The drunken and loving “thank yous” have begun, she has nicknamed me “Lee” and I told her that she is the only person to ever call me that. She reminds me to live, travel, “wait on kids” and listen to these women who are still using like her. She speaks highly of her daughters and husband, even those who are currently using and losing their children to foster care. She speaks highly of “most” of her foster families. She questions my cross tattoo and asks if I’m a ‘Bible Bumper’ like the rest of them. I share the intimate parts of my early understanding and knowing of Jesus and she listens longingly, providing encouragement for the trauma I’ve seen and lived through.
We land. She pushes me lovingly to the aisle because she senses my small bladder and treats me like a daughter. I guide her to her concourse and receive the deepest, alcohol-ridden, lovely hug. I may not see her again. She will likely never see this. But in 40 minutes, I learned 5 things.
1. Jesus is alive in me. And in anyone who accepts His love as their Savior.
2. Resilience is a common shade of using and addiction. It radiates in these encounters, traumas, and losses.
3. People are people, using or not. This woman does not desire sobriety.. yet. But she is not a lost cause, she is not a waste of space, she has just as much value to the Kingdom as I, as you.
4. Love extends beyond the chaos of the broken. It extends, outlives, out reaches, and outlasts the trauma.
5. Sometimes, we have to choose to suffer well. We have to walk through things we have never envisioned for our lives, but God is with us.
No, I didn’t introduce her to Jesus.
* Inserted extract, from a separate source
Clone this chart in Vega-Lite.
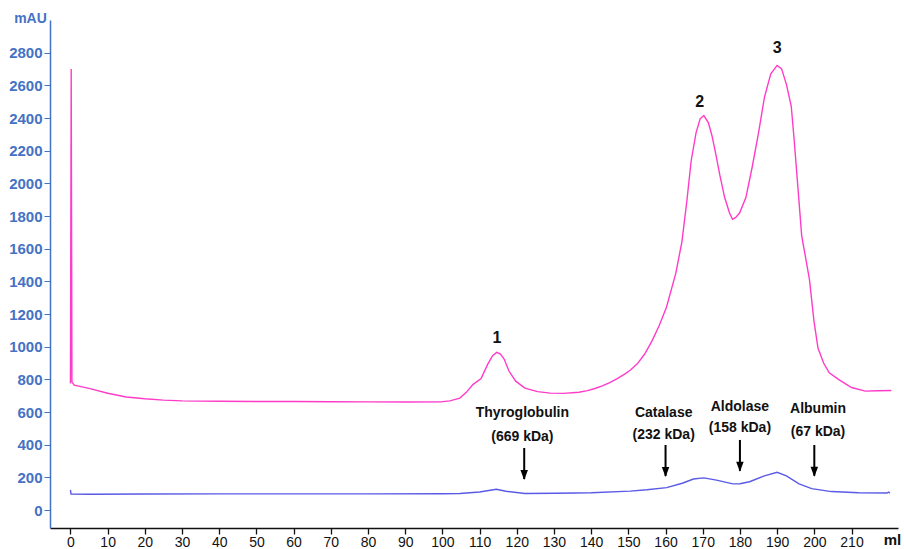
{
  "$schema": "https://vega.github.io/schema/vega-lite/v6.json",
  "width": 848,
  "height": 508,
  "autosize": {"type": "none"},
  "padding": {"left": 50, "top": 20, "right": 6, "bottom": 21},
  "background": "white",
  "config": {"view": {"stroke": null}, "font": "Liberation Sans"},
  "datasets": {
    "pink": [
      {"ml": 0, "mAU": 775}, {"ml": 0.2, "mAU": 2700}, {"ml": 0.4, "mAU": 785}, {"ml": 1, "mAU": 765},
      {"ml": 5, "mAU": 745}, {"ml": 10, "mAU": 715}, {"ml": 15, "mAU": 692}, {"ml": 20, "mAU": 681},
      {"ml": 25, "mAU": 673}, {"ml": 30, "mAU": 668}, {"ml": 40, "mAU": 666}, {"ml": 50, "mAU": 664},
      {"ml": 60, "mAU": 664}, {"ml": 70, "mAU": 663}, {"ml": 80, "mAU": 662}, {"ml": 90, "mAU": 661},
      {"ml": 99.5, "mAU": 662}, {"ml": 102, "mAU": 668}, {"ml": 104.7, "mAU": 685}, {"ml": 106.5, "mAU": 722},
      {"ml": 108.2, "mAU": 768}, {"ml": 110.4, "mAU": 805}, {"ml": 112.2, "mAU": 893}, {"ml": 113.5, "mAU": 945},
      {"ml": 114.6, "mAU": 965}, {"ml": 115.6, "mAU": 955}, {"ml": 116.6, "mAU": 924}, {"ml": 117.9, "mAU": 851},
      {"ml": 119.7, "mAU": 789}, {"ml": 122.2, "mAU": 746}, {"ml": 125.6, "mAU": 725}, {"ml": 129, "mAU": 716},
      {"ml": 132.6, "mAU": 714}, {"ml": 136.7, "mAU": 721}, {"ml": 139, "mAU": 731}, {"ml": 141, "mAU": 744},
      {"ml": 143, "mAU": 760}, {"ml": 145, "mAU": 780}, {"ml": 147, "mAU": 804}, {"ml": 149, "mAU": 832},
      {"ml": 150.5, "mAU": 856}, {"ml": 152.4, "mAU": 895},
      {"ml": 154.4, "mAU": 955}, {"ml": 156.4, "mAU": 1037}, {"ml": 158.3, "mAU": 1130}, {"ml": 160.25, "mAU": 1242},
      {"ml": 162.75, "mAU": 1449}, {"ml": 164.4, "mAU": 1642}, {"ml": 165.7, "mAU": 1886}, {"ml": 166.9, "mAU": 2140},
      {"ml": 168.2, "mAU": 2309}, {"ml": 169.3, "mAU": 2395}, {"ml": 170.3, "mAU": 2415}, {"ml": 171.5, "mAU": 2372},
      {"ml": 172.5, "mAU": 2290}, {"ml": 173.5, "mAU": 2180}, {"ml": 174.6, "mAU": 2050}, {"ml": 175.9, "mAU": 1913},
      {"ml": 177.2, "mAU": 1818}, {"ml": 178.0, "mAU": 1780}, {"ml": 178.8, "mAU": 1790}, {"ml": 179.9, "mAU": 1818},
      {"ml": 181.6, "mAU": 1913}, {"ml": 183.3, "mAU": 2100}, {"ml": 185.0, "mAU": 2309}, {"ml": 186.6, "mAU": 2528},
      {"ml": 188.3, "mAU": 2670}, {"ml": 190.0, "mAU": 2722}, {"ml": 191.2, "mAU": 2701}, {"ml": 192.5, "mAU": 2606},
      {"ml": 193.8, "mAU": 2472}, {"ml": 194.6, "mAU": 2261}, {"ml": 195.5, "mAU": 2000}, {"ml": 196.6, "mAU": 1680},
      {"ml": 197.4, "mAU": 1578}, {"ml": 198.7, "mAU": 1410}, {"ml": 199.9, "mAU": 1158}, {"ml": 201, "mAU": 990},
      {"ml": 202.5, "mAU": 900}, {"ml": 204, "mAU": 840}, {"ml": 206.5, "mAU": 800}, {"ml": 210, "mAU": 750},
      {"ml": 213.7, "mAU": 728}, {"ml": 217, "mAU": 730}, {"ml": 220.7, "mAU": 732}
    ],
    "blue": [
      {"ml": 0, "mAU": 123}, {"ml": 0.15, "mAU": 98}, {"ml": 5, "mAU": 97}, {"ml": 20, "mAU": 98},
      {"ml": 40, "mAU": 99}, {"ml": 60, "mAU": 99}, {"ml": 80, "mAU": 99}, {"ml": 100, "mAU": 100},
      {"ml": 104.7, "mAU": 101}, {"ml": 110, "mAU": 110}, {"ml": 114.5, "mAU": 127}, {"ml": 117.1, "mAU": 115},
      {"ml": 122.2, "mAU": 101}, {"ml": 130.8, "mAU": 103}, {"ml": 140, "mAU": 106}, {"ml": 150.5, "mAU": 116},
      {"ml": 155, "mAU": 124}, {"ml": 160.3, "mAU": 137}, {"ml": 164.5, "mAU": 164}, {"ml": 167.5, "mAU": 190},
      {"ml": 170.3, "mAU": 197}, {"ml": 173.7, "mAU": 183}, {"ml": 178.1, "mAU": 160}, {"ml": 180, "mAU": 161},
      {"ml": 182.6, "mAU": 173}, {"ml": 186.6, "mAU": 209}, {"ml": 190, "mAU": 231}, {"ml": 192.5, "mAU": 209},
      {"ml": 195.9, "mAU": 160}, {"ml": 199.3, "mAU": 131}, {"ml": 204.6, "mAU": 113}, {"ml": 211.9, "mAU": 106},
      {"ml": 219.5, "mAU": 104}, {"ml": 220, "mAU": 110}, {"ml": 220.3, "mAU": 102}
    ],
    "arrows": [
      {"ml": 122, "mAU": 380, "mAU2": 190},
      {"ml": 160, "mAU": 398, "mAU2": 208},
      {"ml": 180, "mAU": 429, "mAU2": 240},
      {"ml": 200, "mAU": 398, "mAU2": 210}
    ],
    "heads": [
      {"ml": 122, "mAU": 184},
      {"ml": 160, "mAU": 202},
      {"ml": 180, "mAU": 234},
      {"ml": 200, "mAU": 204}
    ],
    "labels": [
      {"ml": 121.5, "mAU": 594, "label": "Thyroglobulin"},
      {"ml": 121.5, "mAU": 447, "label": "(669 kDa)"},
      {"ml": 159.5, "mAU": 592, "label": "Catalase"},
      {"ml": 159.5, "mAU": 459, "label": "(232 kDa)"},
      {"ml": 180, "mAU": 632, "label": "Aldolase"},
      {"ml": 180, "mAU": 500, "label": "(158 kDa)"},
      {"ml": 201, "mAU": 616, "label": "Albumin"},
      {"ml": 201, "mAU": 479, "label": "(67 kDa)"}
    ],
    "peaks": [
      {"ml": 114.7, "mAU": 1053, "label": "1"},
      {"ml": 169.2, "mAU": 2498, "label": "2"},
      {"ml": 190, "mAU": 2828, "label": "3"}
    ]
  },
  "layer": [
    {
      "data": {"name": "pink"},
      "mark": {"type": "line", "color": "#FF3CC8", "strokeWidth": 1.4},
      "encoding": {
        "x": {
          "field": "ml", "type": "quantitative",
          "scale": {"domain": [-5.5, 222.5], "nice": false, "zero": false},
          "axis": {
            "values": [0, 10, 20, 30, 40, 50, 60, 70, 80, 90, 100, 110, 120, 130, 140, 150, 160, 170, 180, 190, 200, 210],
            "tickCount": 30, "format": "d", "labelOverlap": false,
            "title": "ml", "titleAngle": 0, "titleX": 842, "titleY": 11, "titleAlign": "center", "titleBaseline": "middle",
            "titleFontSize": 15, "titleFontWeight": "bold", "titleColor": "#111",
            "domainColor": "#111", "domainWidth": 1.5, "tickColor": "#111", "tickSize": 6, "tickWidth": 1.3,
            "labelFontSize": 14, "labelColor": "#111", "labelPadding": 1, "labelFlush": false, "grid": false
          }
        },
        "y": {
          "field": "mAU", "type": "quantitative",
          "scale": {"domain": [-110, 3000], "nice": false, "zero": false},
          "axis": {
            "values": [0, 200, 400, 600, 800, 1000, 1200, 1400, 1600, 1800, 2000, 2200, 2400, 2600, 2800],
            "tickCount": 20, "format": "d", "labelOverlap": false,
            "title": "mAU", "titleAngle": 0, "titleX": -20, "titleY": -2, "titleAlign": "center", "titleBaseline": "middle",
            "titleFontSize": 14, "titleFontWeight": "bold", "titleColor": "#4472C4",
            "domainColor": "#4472C4", "domainWidth": 1.5, "tickColor": "#4472C4", "tickSize": 6,
            "labelFontSize": 15, "labelFontWeight": "bold", "labelColor": "#4472C4", "labelPadding": 2, "grid": false
          }
        }
      }
    },
    {
      "data": {"name": "blue"},
      "mark": {"type": "line", "color": "#5A5AE6", "strokeWidth": 1.4},
      "encoding": {
        "x": {"field": "ml", "type": "quantitative"},
        "y": {"field": "mAU", "type": "quantitative"}
      }
    },
    {
      "data": {"name": "arrows"},
      "mark": {"type": "rule", "color": "#000", "strokeWidth": 2},
      "encoding": {
        "x": {"field": "ml", "type": "quantitative"},
        "y": {"field": "mAU", "type": "quantitative"},
        "y2": {"field": "mAU2"}
      }
    },
    {
      "data": {"name": "heads"},
      "mark": {"type": "point", "shape": "M0,1L-0.75,-1L0.75,-1Z", "size": 100, "filled": true, "color": "#000", "opacity": 1, "yOffset": -5},
      "encoding": {
        "x": {"field": "ml", "type": "quantitative"},
        "y": {"field": "mAU", "type": "quantitative"}
      }
    },
    {
      "data": {"name": "labels"},
      "mark": {"type": "text", "fontSize": 14, "fontWeight": "bold", "color": "#111", "align": "center", "baseline": "middle"},
      "encoding": {
        "x": {"field": "ml", "type": "quantitative"},
        "y": {"field": "mAU", "type": "quantitative"},
        "text": {"field": "label"}
      }
    },
    {
      "data": {"name": "peaks"},
      "mark": {"type": "text", "fontSize": 16, "fontWeight": "bold", "color": "#111", "align": "center", "baseline": "middle"},
      "encoding": {
        "x": {"field": "ml", "type": "quantitative"},
        "y": {"field": "mAU", "type": "quantitative"},
        "text": {"field": "label"}
      }
    }
  ]
}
No, she was not miraculously saved. But, she made one more flight. She had one more hour. She inspired one more person. She survived one more drink. She is living one more day. And that is what matters. I strongly desire for her to meet Jesus. She survived “her first flight” to hopefully see that end. And I can only pray that the Holy Spirit in me helped to plant that seed.
Now. Walk on, Lee & Leslie, walk on.